Musipedia
- Website type: Web search engine
- Website: www.musipedia.org
- Commercial: No

= Musipedia =

Search engine for identifying pieces of music

Musipedia is a search engine for identifying pieces of music. This can be done by whistling a theme, playing it on a virtual piano keyboard, tapping the rhythm on the computer keyboard, or entering the Parsons code. Anybody can modify the collection of melodies and enter MIDI files, bitmaps with sheet music (possibly generated by the Musipedia server after entering LilyPond or abc source code), lyrics or some text about the piece, or the melodic contours as Parsons Code. Certain features on the site may no longer work due to reliance on Adobe Flash which became defunct in 2020.

==Search principles==
Musipedia offers three ways of searching: Based on the melodic contour, based on pitches and onset times, or based on the rhythm alone. For the first two, users can draw notes, play them on a keyboard, or type out an ASCII version of a melody.

=== Melody ===
The melodic contour search uses an editing distance. Because of this, the search engine finds not only entries with exactly the contour that is entered as a query, but also the most similar ones among the contours that are not identical. The similarity is measured by determining the editing steps (inserting, deleting, or replacing a character) that are needed for converting the query contour into that of the search result. Since only the melodic contour is relevant, one can find melodies even if the key, rhythm, or the exact intervals are unknown.

=== Pitch and rhythm ===
The pitch and onset time-based search takes more properties of the melody into account. This search method, which is used by default, is still transposition-invariant and tempo-invariant, but it takes rhythm and intervals into account. The melody can be entered in various ways, for example by clicking on a virtual keyboard on the screen. The search engine then segments the query, converts each segment into a set of points in the two-dimensional space of onset time and pitch, and, by using the Earth Mover's Distance, compares each point set to pre-computed point sets representing segments of melodies from the database. As with the contour search, little alterations of the query will lead to correspondingly small changes in the results, which makes the search method somewhat error-tolerant.

=== Tapping a rhythm ===
The "query by tapping" method that only takes the rhythm into account uses the same algorithm as the pitch and onset time method, but assumes all pitches to be the same. As a result, the algorithm can be used for tapped queries that only contain onset times.

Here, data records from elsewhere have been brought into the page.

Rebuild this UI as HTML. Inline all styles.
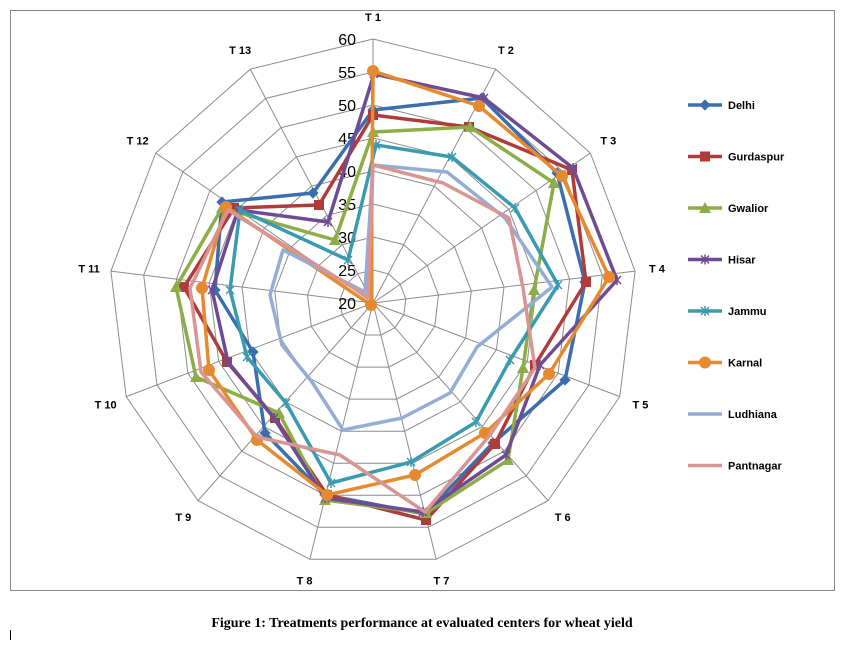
<!DOCTYPE html>
<html><head><meta charset="utf-8"><style>
body{margin:0;background:#fff;width:844px;height:640px;overflow:hidden;font-family:"Liberation Serif",serif}
</style></head><body>
<svg id="s" width="844" height="640" xmlns="http://www.w3.org/2000/svg">
<rect x="10.5" y="10.5" width="824" height="580" fill="#fff" stroke="#888"/>
<text x="422" y="627" text-anchor="middle" font-family="Liberation Serif" font-weight="bold" font-size="14">Figure 1: Treatments performance at evaluated centers for wheat yield</text>
<line x1="10.5" y1="630" x2="10.5" y2="640" stroke="#000"/>
</svg>
<script>
const s=document.getElementById('s'),NS='http://www.w3.org/2000/svg';
const cx=373,cy=303,u=33;
function el(t,a,txt){const e=document.createElementNS(NS,t);for(const k in a)e.setAttribute(k,a[k]);if(txt!=null)e.textContent=txt;s.appendChild(e);return e;}
function pt(k,r){const th=k*2*Math.PI/13;return [cx+r*Math.sin(th),cy-r*Math.cos(th)];}
for(let i=1;i<=8;i++){let p=[];for(let k=0;k<13;k++)p.push(pt(k,i*u).map(v=>v.toFixed(1)).join(','));el('polygon',{points:p.join(' '),fill:'none',stroke:'#8c8c8c','stroke-width':1});}
for(let k=0;k<13;k++){const q=pt(k,8*u);el('line',{x1:cx,y1:cy,x2:q[0],y2:q[1],stroke:'#8c8c8c','stroke-width':1});
const l=pt(k,8*u+22);el('text',{x:l[0],y:l[1]+4,'text-anchor':'middle','font-family':'Liberation Sans','font-weight':'bold','font-size':'11'},'T '+(k+1));}
for(let i=0;i<=8;i++)el('text',{x:356,y:cy-i*u+6,'text-anchor':'end','font-family':'Liberation Sans','font-size':'16'},20+i*5);
const S=[
['Delhi','#3b6eaf','d',[[373,110],[482,98],[557,173],[585,282],[565,380],[493,443],[425,514],[325,495],[265,433],[253,352],[215,290],[222,202],[313,193]]],
['Gurdaspur','#ae3c3a','s',[[373,115],[469,127],[572,170],[586,282],[535,365],[495,444],[426,520],[327,495],[275,418],[227,362],[184,287],[234,208],[319,205]]],
['Gwalior','#8cad47','t',[[373,132],[470,127],[554,183],[534,290],[523,368],[508,460],[426,513],[325,500],[279,413],[196,377],[176,287],[222,208],[335,240]]],
['Hisar','#6e4c94','x',[[374,74],[484,98],[573,168],[617,280],[540,365],[506,455],[423,512],[325,498],[274,418],[228,362],[212,290],[238,210],[328,222]]],
['Jammu','#3a9bb0','x',[[376,145],[452,157],[515,208],[558,285],[510,360],[476,422],[411,462],[331,483],[286,403],[247,357],[230,290],[240,210],[348,260]]],
['Karnal','#e58a2f','c',[[373,71],[479,106],[562,176],[609,277],[549,374],[485,433],[415,475],[327,495],[257,440],[209,370],[202,288],[226,207],[371,305]]],
['Ludhiana','#93add6','-',[[373,165],[447,172],[505,218],[552,287],[477,347],[450,393],[402,418],[343,430],[312,382],[282,345],[270,295],[283,250],[365,292]]],
['Pantnagar','#d89593','-',[[373,165],[443,183],[509,218],[523,288],[535,368],[490,435],[425,512],[340,455],[257,437],[201,372],[190,288],[228,210],[368,297]]]];
function mk(t,x,y,c){if(t=='d')el('rect',{x:x-4,y:y-4,width:8,height:8,fill:c,transform:`rotate(45 ${x} ${y})`});
else if(t=='s')el('rect',{x:x-5,y:y-5,width:10,height:10,fill:c});
else if(t=='t')el('polygon',{points:`${x},${y-6} ${x+6},${y+5} ${x-6},${y+5}`,fill:c});
else if(t=='c')el('circle',{cx:x,cy:y,r:6,fill:c});
else if(t=='x'){el('path',{d:`M${x-4} ${y-4}L${x+4} ${y+4}M${x-4} ${y+4}L${x+4} ${y-4}M${x} ${y-5}V${y+5}`,stroke:c,'stroke-width':1.5});}}
S.forEach((d,i)=>{el('polygon',{points:d[3].map(p=>p.join(',')).join(' '),fill:'none',stroke:d[1],'stroke-width':3.5,'stroke-linejoin':'round'});
d[3].forEach(p=>mk(d[2],p[0],p[1],d[1]));
const y=105+i*51.5;el('line',{x1:688,y1:y,x2:722,y2:y,stroke:d[1],'stroke-width':3.5});mk(d[2],705,y,d[1]);
el('text',{x:728,y:y+4,'font-family':'Liberation Sans','font-weight':'bold','font-size':'11'},d[0]);});
</script>
</body></html>
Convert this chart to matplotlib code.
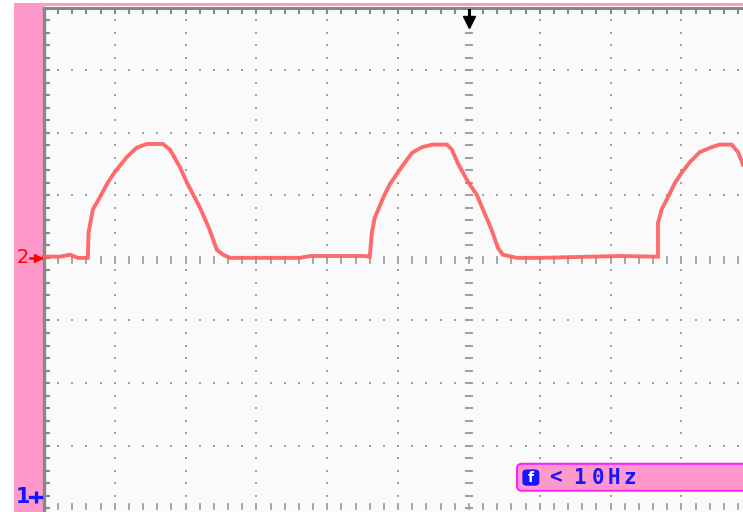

This search method is also very easy to do for those with limited accessibility options or using very small input devices.

=== Indexing ===
Both search algorithms are made faster with indices that are based on vantage objects. Instead of calculating the distance between the query and every single database entry, Musipedia just calculates the distance between the query and each of a few vantage objects. For every vantage object, the distance to each database entry is known. Since the triangle inequality holds for both the editing distance for contours and the variant of the Earth Mover's Distance used by Musipedia, the search algorithm needs, in a second step, to take a closer look at only those database entries whose distances to the vantage objects are similar to the distances between the query and the vantage objects.

== Comparisons with other audio search tools ==

Musipedia's search engine works differently from that of search engines such as Shazam. The latter can identify short snippets of audio (a few seconds taken from a recording), even if it is transmitted over a phone connection. Shazam uses Audio Fingerprinting for that, a technique that makes it possible to identify recordings. Musipedia, on the other hand, can identify pieces of music that contain a given melody. Shazam finds exactly the recording that contains a given snippet, but no other recordings of the same piece.

Musipedia is included in some library catalogs on music-finding, which include other papers and online resources.

==History==
Musipedia was started by Rainer Typke in 1997 and has been developed by him since then. Before the Wikipedia-like collaboration features were added (editing and deleting existing entries has been possible only since 2004), he called the music search engine "Melodyhound".

Since 2006, the Musipedia search engine can also be used for searching the World Wide Web for MIDI files. Musipedia locates the MIDI files that go into its search index by using the Alexa Web Search service, which has been available since December 2005, through a partnership with Alexa.